Archiebald, Deaf, Blind And Incontinent
April 30th, 2005 by Habiband that’s just the judges- you should see (and smell) the artists. This year’s $35K sling has gone to senile dementia-pinup pillowbiter John Olsen, a long-time critic of the prize as a “chook raffle”; it looks like Olsen’s done better than his fellow senior citizens manage at bingo, and for a work that would get his fellows a quick kero bath and a hose-off, then confinement in the maximum security wing of the geezertorium:-
Smearing a wall with your own poo, then finger-painting what appears to be Geoff Kennett with rickets, wearing a carnival mask on the back of his head and making a speech into an old Shure 10A microphone would usually be an indication that the medication isn’t up to the job, and you’re in need of some secure rubber pantaloons.
Of course the luvvies think it is brilliant, devine, challenging and sublime; challenging possibly, unless you have no sense of smell, and are liberally coated in insect repellant.
I’m really in the wrong game- Tracey Emin can flog the Turner her grubby sheets upon which she appears to have shagged a few gentlemen of the road, and old Jimmy Olsen can score 35 gorillas for smearing shit on a canvas, but if I park a pavement pollock I stand a good chance of having my collar felt, and copping a bluey.

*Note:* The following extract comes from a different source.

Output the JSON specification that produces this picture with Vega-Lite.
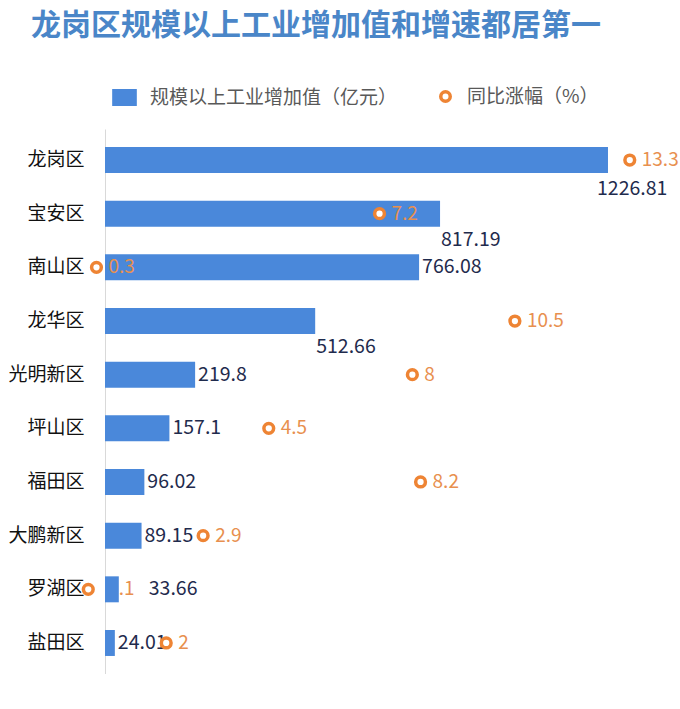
{
  "$schema": "https://vega.github.io/schema/vega-lite/v6.json",
  "width": 574,
  "height": 545,
  "padding": {"left": 7, "top": 11, "right": 0, "bottom": 0},
  "background": "white",
  "title": {
    "text": "龙岗区规模以上工业增加值和增速都居第一",
    "anchor": "start",
    "frame": "bounds",
    "dx": 23,
    "offset": 46,
    "font": "Noto Sans CJK SC",
    "fontSize": 30,
    "fontWeight": "bold",
    "color": "#4A86C8"
  },
  "data": {
    "values": [
      {"district": "龙岗区", "value": 1226.81, "growth": 13.3},
      {"district": "宝安区", "value": 817.19, "growth": 7.2},
      {"district": "南山区", "value": 766.08, "growth": 0.3},
      {"district": "龙华区", "value": 512.66, "growth": 10.5},
      {"district": "光明新区", "value": 219.8, "growth": 8},
      {"district": "坪山区", "value": 157.1, "growth": 4.5},
      {"district": "福田区", "value": 96.02, "growth": 8.2},
      {"district": "大鹏新区", "value": 89.15, "growth": 2.9},
      {"district": "罗湖区", "value": 33.66, "growth": 0.1},
      {"district": "盐田区", "value": 24.01, "growth": 2}
    ]
  },
  "encoding": {
    "y": {
      "field": "district",
      "type": "nominal",
      "sort": null,
      "scale": {
        "domain": ["龙岗区", "宝安区", "南山区", "龙华区", "光明新区", "坪山区", "福田区", "大鹏新区", "罗湖区", "盐田区"],
        "paddingInner": 0.516,
        "paddingOuter": 0.336
      },
      "axis": {
        "title": null,
        "ticks": false,
        "domain": true,
        "domainColor": "#d9d9d9",
        "labelFont": "Noto Sans CJK SC",
        "labelFontSize": 19,
        "labelColor": "#111111",
        "labelPadding": 21
      }
    }
  },
  "layer": [
    {
      "transform": [{"filter": "datum.district === '罗湖区'"}],
      "mark": {"type": "text", "align": "left", "baseline": "middle", "dx": 20, "font": "Noto Sans CJK SC", "fontSize": 19, "color": "#E8904F"},
      "encoding": {
        "x": {"field": "growth", "type": "quantitative", "scale": {"domain": [0.508, 14.5], "zero": false, "nice": false}, "axis": null},
        "text": {"field": "growth", "type": "quantitative"}
      }
    },
    {
      "mark": {"type": "bar", "color": "#4A88DA"},
      "encoding": {
        "x": {"field": "value", "type": "quantitative", "scale": {"domain": [0, 1400], "nice": false}, "axis": null},
        "color": {
          "datum": "规模以上工业增加值（亿元）",
          "scale": {"range": ["#4A88DA"]},
          "legend": {
            "title": null,
            "orient": "none",
            "legendX": 10,
            "legendY": -41,
            "symbolType": "M-1.45,-1H1.45V1H-1.45Z",
            "symbolSize": 289,
            "labelOffset": 16,
            "labelLimit": 0,
            "labelFont": "Noto Sans CJK SC",
            "labelFontSize": 19,
            "labelColor": "#595959"
          }
        }
      }
    },
    {
      "transform": [{"filter": "datum.value < 1000 && datum.district !== '宝安区' && datum.district !== '龙华区' && datum.district !== '罗湖区'"}],
      "mark": {"type": "text", "align": "left", "baseline": "middle", "dx": 3, "font": "Noto Sans CJK SC", "fontSize": 19.5, "color": "#1F2B4D"},
      "encoding": {
        "x": {"field": "value", "type": "quantitative", "scale": {"domain": [0, 1400], "nice": false}, "axis": null},
        "text": {"field": "value", "type": "quantitative", "format": ".2~f"}
      }
    },
    {
      "transform": [{"filter": "datum.district === '罗湖区'"}],
      "mark": {"type": "text", "align": "left", "baseline": "middle", "dx": 30, "font": "Noto Sans CJK SC", "fontSize": 19.5, "color": "#1F2B4D"},
      "encoding": {
        "x": {"field": "value", "type": "quantitative", "scale": {"domain": [0, 1400], "nice": false}, "axis": null},
        "text": {"field": "value", "type": "quantitative", "format": ".2~f"}
      }
    },
    {
      "transform": [{"filter": "datum.district === '宝安区' || datum.district === '龙华区'"}],
      "mark": {"type": "text", "align": "left", "baseline": "middle", "dx": 1, "dy": 26, "font": "Noto Sans CJK SC", "fontSize": 19.5, "color": "#1F2B4D"},
      "encoding": {
        "x": {"field": "value", "type": "quantitative", "scale": {"domain": [0, 1400], "nice": false}, "axis": null},
        "text": {"field": "value", "type": "quantitative", "format": ".2~f"}
      }
    },
    {
      "transform": [{"filter": "datum.value > 1000"}],
      "mark": {"type": "text", "align": "left", "baseline": "middle", "dx": -11, "dy": 29, "font": "Noto Sans CJK SC", "fontSize": 19.5, "color": "#1F2B4D"},
      "encoding": {
        "x": {"field": "value", "type": "quantitative", "scale": {"domain": [0, 1400], "nice": false}, "axis": null},
        "text": {"field": "value", "type": "quantitative", "format": ".2~f"}
      }
    },
    {
      "mark": {"type": "point", "shape": "circle", "filled": false, "fill": "white", "fillOpacity": 1, "strokeWidth": 3.5, "size": 95, "opacity": 1},
      "encoding": {
        "x": {"field": "growth", "type": "quantitative", "scale": {"domain": [0.508, 14.5], "zero": false, "nice": false}, "axis": null},
        "stroke": {
          "datum": "同比涨幅（%）",
          "scale": {"range": ["#EE8434"]},
          "legend": {
            "title": null,
            "orient": "none",
            "legendX": 331,
            "legendY": -42,
            "symbolType": "circle",
            "symbolSize": 90,
            "symbolStrokeWidth": 3.5,
            "symbolFillColor": "white",
            "labelOffset": 12,
            "labelLimit": 0,
            "labelFont": "Noto Sans CJK SC",
            "labelFontSize": 19,
            "labelColor": "#595959"
          }
        }
      }
    },
    {
      "transform": [{"filter": "datum.district !== '罗湖区'"}],
      "mark": {"type": "text", "align": "left", "baseline": "middle", "dx": 12, "font": "Noto Sans CJK SC", "fontSize": 19, "color": "#E8904F"},
      "encoding": {
        "x": {"field": "growth", "type": "quantitative", "scale": {"domain": [0.508, 14.5], "zero": false, "nice": false}, "axis": null},
        "text": {"field": "growth", "type": "quantitative"}
      }
    }
  ],
  "resolve": {"scale": {"x": "independent"}},
  "config": {"view": {"stroke": null}}
}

I need to move in different circles, possibly not the concentric ones which interfere with my nocturnal navigation.
UPDATE This post and thread has been hijacked by perennial troll and traffic-siphon Darp Hau, aka Matthew Henderson, who has accused me of making a racist jibe at his apparent Maori heritage with a comment and linked photo on this thread at Tim Blair’s. Have a look if you can be arsed, and form your own opinion- has Darp been villified on the basis of his claimed race, is he a wanker with a thin skin and no sense of humour, or is blindly thrashing around, trying to raise a smokescreen for his blatant and oft repeated porkies? You decide.